Dr. Stefan M. Bradley is the Charles Hamilton Houston 1915 professor of Black studies and history at Amherst College. Previously, he was the inaugural associate dean of diversity, equity, and inclusion initiatives in the Bellarmine College of Liberal Arts and professor of African American studies at Loyola Marymount University. Bradley received his Ph.D. in 20th century U.S. history with an emphasis on the Black experience from the University of Missouri. An educator at heart, Bradley’s life ambition is to personally teach, mentor and inspire the young people who change the world for the better.

Some of Bradley’s publications include his newest book, “Upending the Ivory Tower: Civil Rights, Black Power, and the Ivy League,” which won the History of Education Society Outstanding Book Award as well as the Anna Julia Cooper & CLR James Book Award from the National Council of Black Studies; “Harlem vs. Columbia University: Black Student Power in the Late 1960s,” which won the Phillis Wheatley Book Prize; and, “Alpha Phi Alpha: A Legacy of Greatness, the Demands of Transcendence.” He has appeared on C-Span BookTV, NPR, PRI, as well as in documentaries on the Oprah Winfrey Network and the History Channel.

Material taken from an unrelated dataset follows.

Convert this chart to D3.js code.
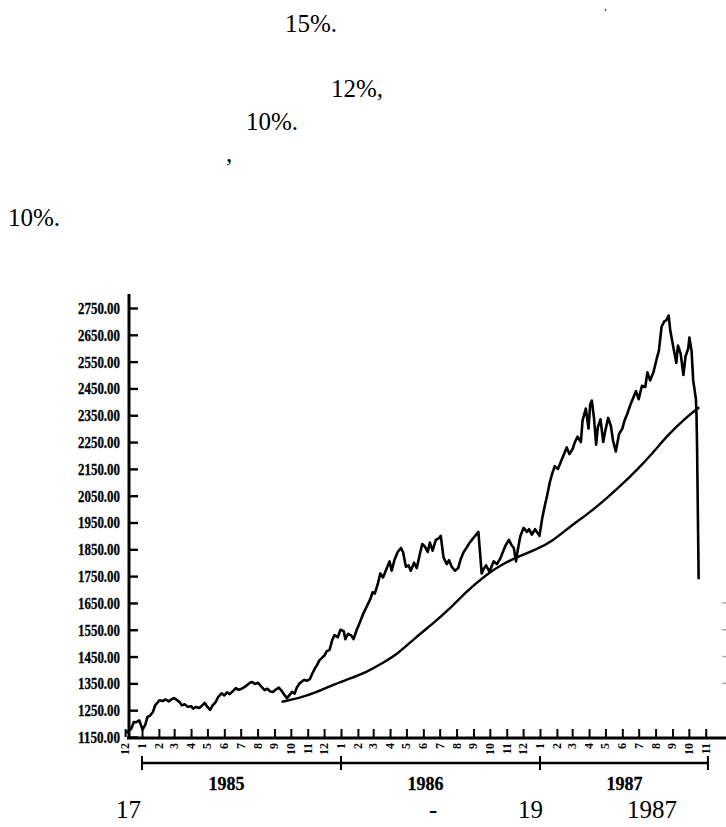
<!DOCTYPE html>
<html>
<head>
<meta charset="utf-8">
<script src="https://cdn.jsdelivr.net/npm/d3@7"></script>
<style>
body { margin: 0; background: #fff; }
svg text { font-family: "Liberation Serif", "Times New Roman", serif; fill: #000; }
.para { font-size: 25px; }
.ylab { font-size: 17px; font-weight: bold; stroke: #000; stroke-width: 0.3px; }
.mlab { font-size: 12px; font-weight: bold; }
.yrlab { font-size: 19px; font-weight: bold; stroke: #000; stroke-width: 0.3px; }
</style>
</head>
<body>
<svg id="chart" width="726" height="827"></svg>
<script>
// Dow Jones daily close (roughly weekly points)
var djia = [
["1984-12-03",1165],["1984-12-07",1172],["1984-12-12",1180],["1984-12-17",1206],["1984-12-21",1205],
["1984-12-27",1212],["1985-01-02",1178],["1985-01-07",1195],["1985-01-11",1225],["1985-01-16",1230],
["1985-01-21",1243],["1985-01-25",1268],["1985-01-29",1277],["1985-02-02",1287],["1985-02-08",1284],
["1985-02-13",1290],["1985-02-19",1283],["1985-02-25",1292],["1985-03-01",1295],["1985-03-06",1288],
["1985-03-11",1280],["1985-03-15",1268],["1985-03-20",1272],["1985-03-26",1263],["1985-04-01",1265],
["1985-04-05",1256],["1985-04-10",1262],["1985-04-16",1258],["1985-04-20",1265],["1985-04-26",1277],
["1985-05-01",1262],["1985-05-06",1251],["1985-05-10",1266],["1985-05-16",1280],["1985-05-21",1300],
["1985-05-27",1313],["1985-06-01",1305],["1985-06-06",1316],["1985-06-11",1310],["1985-06-17",1322],
["1985-06-22",1332],["1985-06-27",1326],["1985-07-03",1330],["1985-07-09",1338],["1985-07-13",1344],
["1985-07-18",1352],["1985-07-22",1355],["1985-07-27",1348],["1985-08-02",1352],["1985-08-08",1338],
["1985-08-14",1325],["1985-08-19",1330],["1985-08-24",1320],["1985-08-29",1318],["1985-09-04",1328],
["1985-09-09",1334],["1985-09-13",1325],["1985-09-18",1310],["1985-09-24",1295],["1985-09-28",1305],
["1985-10-03",1318],["1985-10-08",1312],["1985-10-12",1335],["1985-10-17",1350],["1985-10-22",1358],
["1985-10-26",1363],["1985-10-31",1360],["1985-11-05",1366],["1985-11-09",1385],["1985-11-14",1405],
["1985-11-18",1418],["1985-11-22",1435],["1985-11-27",1445],["1985-12-02",1455],["1985-12-06",1470],
["1985-12-11",1475],["1985-12-16",1512],["1985-12-20",1530],["1985-12-26",1522],["1985-12-31",1550],
["1986-01-06",1545],["1986-01-09",1515],["1986-01-14",1535],["1986-01-20",1528],["1986-01-24",1515],
["1986-01-29",1545],["1986-02-03",1570],["1986-02-07",1590],["1986-02-12",1615],["1986-02-18",1640],
["1986-02-24",1665],["1986-02-28",1690],["1986-03-04",1685],["1986-03-10",1725],["1986-03-14",1760],
["1986-03-19",1745],["1986-03-25",1775],["1986-03-31",1805],["1986-04-04",1770],["1986-04-09",1810],
["1986-04-15",1840],["1986-04-21",1855],["1986-04-25",1838],["1986-04-30",1785],["1986-05-05",1790],
["1986-05-09",1770],["1986-05-15",1800],["1986-05-20",1780],["1986-05-26",1835],["1986-05-30",1870],
["1986-06-04",1860],["1986-06-09",1840],["1986-06-13",1875],["1986-06-18",1845],["1986-06-24",1885],
["1986-06-30",1892],["1986-07-03",1900],["1986-07-08",1820],["1986-07-14",1795],["1986-07-18",1810],
["1986-07-23",1785],["1986-07-29",1770],["1986-08-04",1780],["1986-08-08",1810],["1986-08-14",1840],
["1986-08-19",1855],["1986-08-25",1875],["1986-08-29",1885],["1986-09-04",1900],["1986-09-10",1915],
["1986-09-16",1760],["1986-09-19",1775],["1986-09-24",1790],["1986-09-30",1768],["1986-10-03",1780],
["1986-10-08",1805],["1986-10-14",1795],["1986-10-20",1815],["1986-10-24",1835],["1986-10-30",1865],
["1986-11-05",1885],["1986-11-10",1865],["1986-11-14",1855],["1986-11-18",1805],["1986-11-21",1845],
["1986-11-26",1900],["1986-12-02",1930],["1986-12-08",1915],["1986-12-12",1925],["1986-12-17",1905],
["1986-12-23",1925],["1986-12-31",1900],["1987-01-05",1965],["1987-01-09",2005],["1987-01-14",2050],
["1987-01-19",2100],["1987-01-23",2130],["1987-01-28",2160],["1987-02-03",2150],["1987-02-09",2180],
["1987-02-13",2200],["1987-02-19",2230],["1987-02-24",2205],["1987-03-02",2225],["1987-03-06",2250],
["1987-03-11",2270],["1987-03-17",2250],["1987-03-20",2330],["1987-03-26",2375],["1987-03-31",2300],
["1987-04-03",2390],["1987-04-06",2405],["1987-04-10",2340],["1987-04-14",2240],["1987-04-17",2305],
["1987-04-22",2335],["1987-04-27",2250],["1987-04-30",2285],["1987-05-06",2340],["1987-05-11",2310],
["1987-05-15",2255],["1987-05-20",2215],["1987-05-26",2280],["1987-06-01",2300],["1987-06-05",2330],
["1987-06-10",2355],["1987-06-16",2390],["1987-06-22",2420],["1987-06-26",2440],["1987-07-01",2410],
["1987-07-07",2460],["1987-07-13",2455],["1987-07-17",2510],["1987-07-22",2480],["1987-07-28",2510],
["1987-08-03",2560],["1987-08-07",2590],["1987-08-12",2680],["1987-08-17",2700],["1987-08-21",2705],
["1987-08-25",2722],["1987-08-28",2665],["1987-09-02",2610],["1987-09-08",2545],["1987-09-11",2610],
["1987-09-16",2580],["1987-09-21",2500],["1987-09-25",2570],["1987-09-30",2600],["1987-10-02",2640],
["1987-10-06",2590],["1987-10-09",2480],["1987-10-14",2410],["1987-10-15",2355],["1987-10-16",2246],
["1987-10-19",1738]
];

// smooth moving average curve
var avg = [
["1985-09-14",1281],["1985-10-16",1295],["1985-11-15",1315],["1985-12-16",1344],["1986-01-15",1366],
["1986-02-17",1392],["1986-03-18",1425],["1986-04-17",1463],["1986-05-17",1520],["1986-06-17",1570],
["1986-07-18",1625],["1986-08-20",1695],["1986-09-24",1755],["1986-10-24",1795],["1986-11-24",1825],
["1986-12-24",1848],["1987-01-24",1880],["1987-02-25",1935],["1987-03-25",1975],["1987-04-25",2025],
["1987-05-25",2080],["1987-06-25",2140],["1987-07-25",2205],["1987-08-25",2280],["1987-09-25",2340],
["1987-10-20",2380]
];

var yTicks = [1150,1250,1350,1450,1550,1650,1750,1850,1950,2050,2150,2250,2350,2450,2550,2650,2750];
var rightTicks = [1350,1450,1550,1650];
var years = [1985, 1986, 1987];

var parse = d3.timeParse("%Y-%m-%d");
djia = djia.map(function(d) { return {date: parse(d[0]), value: d[1]} });
avg = avg.map(function(d) { return {date: parse(d[0]), value: d[1]} });

var svg = d3.select("#chart");

var x = d3.scaleTime()
    .domain([new Date(1985, 0, 1), new Date(1987, 0, 1)])
    .range([142, 540]);

var y = d3.scaleLinear()
    .domain([1150, 2750])
    .range([737, 308]);

var axisX = 129;
var baseY = y(1150);

// text around the chart
var para = svg.append("g").attr("class", "para");
para.append("text").attr("x", 285).attr("y", 32).text("15%.");
para.append("text").attr("x", 331).attr("y", 97).text("12%,");
para.append("text").attr("x", 246).attr("y", 130).text("10%.");
para.append("text").attr("x", 226).attr("y", 162).text(",");
para.append("text").attr("x", 8).attr("y", 226).text("10%.");
para.append("text").attr("x", 116).attr("y", 818).text("17");
para.append("text").attr("x", 429).attr("y", 818).text("-");
para.append("text").attr("x", 518).attr("y", 818).text("19");
para.append("text").attr("x", 627).attr("y", 818).text("1987");
// cut-off mark at the very top
para.append("text").attr("x", 604).attr("y", 10).style("font-size", "11px").text(",");

// y axis: ticks inside, labels left
var yAxis = d3.axisLeft(y)
    .tickValues(yTicks)
    .tickFormat(d3.format(".2f"))
    .tickSizeInner(-9)
    .tickSizeOuter(0)
    .tickPadding(9);

var gy = svg.append("g")
    .attr("transform", "translate(" + axisX + ",0)")
    .call(yAxis);
gy.select(".domain").remove();
gy.selectAll(".tick line").attr("stroke", "#000").attr("stroke-width", 2.4);
gy.selectAll(".tick text")
    .attr("class", "ylab")
    .attr("font-family", null).attr("font-size", null)
    .attr("textLength", 42)
    .attr("lengthAdjust", "spacingAndGlyphs");

svg.append("line")
    .attr("x1", axisX).attr("x2", axisX)
    .attr("y1", baseY + 2).attr("y2", y(2750) - 14)
    .attr("stroke", "#000").attr("stroke-width", 3);

// faint ticks of a cut-off right axis
svg.append("g").selectAll("line")
    .data(rightTicks).enter().append("line")
    .attr("x1", 722).attr("x2", 726)
    .attr("y1", function(d) { return y(d) }).attr("y2", function(d) { return y(d) })
    .attr("stroke", "#aaa").attr("stroke-width", 1.5);

// month axis
var months = d3.timeMonth.range(new Date(1984, 11, 1), new Date(1987, 10, 2));

var xAxis = d3.axisBottom(x)
    .tickValues(months)
    .tickFormat("")
    .tickSizeInner(-8)
    .tickSizeOuter(0);

var gx = svg.append("g")
    .attr("transform", "translate(0," + baseY + ")")
    .call(xAxis);
gx.select(".domain").remove();
gx.selectAll(".tick line").attr("stroke", "#000").attr("stroke-width", 2);

svg.append("line")
    .attr("x1", axisX - 2).attr("x2", 726)
    .attr("y1", baseY + 1).attr("y2", baseY + 1)
    .attr("stroke", "#000").attr("stroke-width", 3);

svg.append("g").selectAll("text")
    .data(months).enter().append("text")
    .attr("class", "mlab")
    .attr("text-anchor", "end")
    .attr("transform", function(d) {
        return "translate(" + (x(d) + 4) + "," + (baseY + 6) + ") rotate(-90)";
    })
    .text(function(d) { return d.getMonth() + 1 });

// year axis
var yearY = 763;
var yearEnd = new Date(1987, 10, 5);
var yearMarks = years.map(function(yr) { return new Date(yr, 0, 1) }).concat([yearEnd]);

svg.append("line")
    .attr("x1", x(yearMarks[0])).attr("x2", x(yearEnd))
    .attr("y1", yearY).attr("y2", yearY)
    .attr("stroke", "#000").attr("stroke-width", 2.6);

svg.append("g").selectAll("line")
    .data(yearMarks).enter().append("line")
    .attr("x1", function(d) { return x(d) }).attr("x2", function(d) { return x(d) })
    .attr("y1", yearY - 7).attr("y2", yearY + 7)
    .attr("stroke", "#000").attr("stroke-width", 2);

svg.append("g").selectAll("text")
    .data(years).enter().append("text")
    .attr("class", "yrlab")
    .attr("text-anchor", "middle")
    .attr("x", function(d) { return x(new Date(d, 5, 5)) })
    .attr("y", 790)
    .attr("textLength", 36)
    .attr("lengthAdjust", "spacingAndGlyphs")
    .text(function(d) { return d });

// lines
var line = d3.line()
    .x(function(d) { return x(d.date) })
    .y(function(d) { return y(d.value) });

svg.append("path")
    .datum(avg)
    .attr("fill", "none")
    .attr("stroke", "#000")
    .attr("stroke-width", 2.4)
    .attr("d", line.curve(d3.curveBasis));

svg.append("path")
    .datum(djia)
    .attr("fill", "none")
    .attr("stroke", "#000")
    .attr("stroke-width", 2.6)
    .attr("stroke-linejoin", "round")
    .attr("d", line.curve(d3.curveLinear));
</script>
</body>
</html>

He has received numerous honors and awards including the Don Brennan Humanitarian Award; the Better Family Life Excellence in Educational Leadership Award; the SLU Faculty Excellence Award; the Ernest A. Calloway, Jr. Teaching Excellence Award; and, the St. Louis American’s Salute to Excellence Young Leaders Award. He was selected as one of Delux Magazine’s Power 100.

Generous with his time, Bradley frequently volunteers on and off campus. In the wake of the tragic events in Ferguson and St. Louis, he engaged in discussions with representatives from the U.S. Department of Justice, Civil Rights Commission, and Department of Education. As a voice from the community, Bradley has appeared on BET, MSNBC, CNN, BBC, Al Jazeera, and in The New York Times.

Michele Miller

Michele Miller is a former Amherst, Massachusetts, town councilor and chair of the African Heritage Reparation Assembly (AHRA). In August 2020 she co-founded Reparations For Amherst, a grassroots organization focused on reparations for slavery and post-slavery anti-Black racism in Amherst. Michele’s grassroots activism led to the creation of a dedicated municipal reparations fund and a municipal committee, the AHRA, for which she was the chair. In 2022, the AHRA garnered support from the Amherst Town Council for a $2 million commitment to the fund and AHRA published its final report. Most recently, Michele was honored by the National African American Reparations Commission and First Repair for her role in advancing reparations for African Americans. In addition to her social justice work, Michele is a mindfulness educator and researcher and has published various works, including a co-authored paper published in Frontiers in Psychology.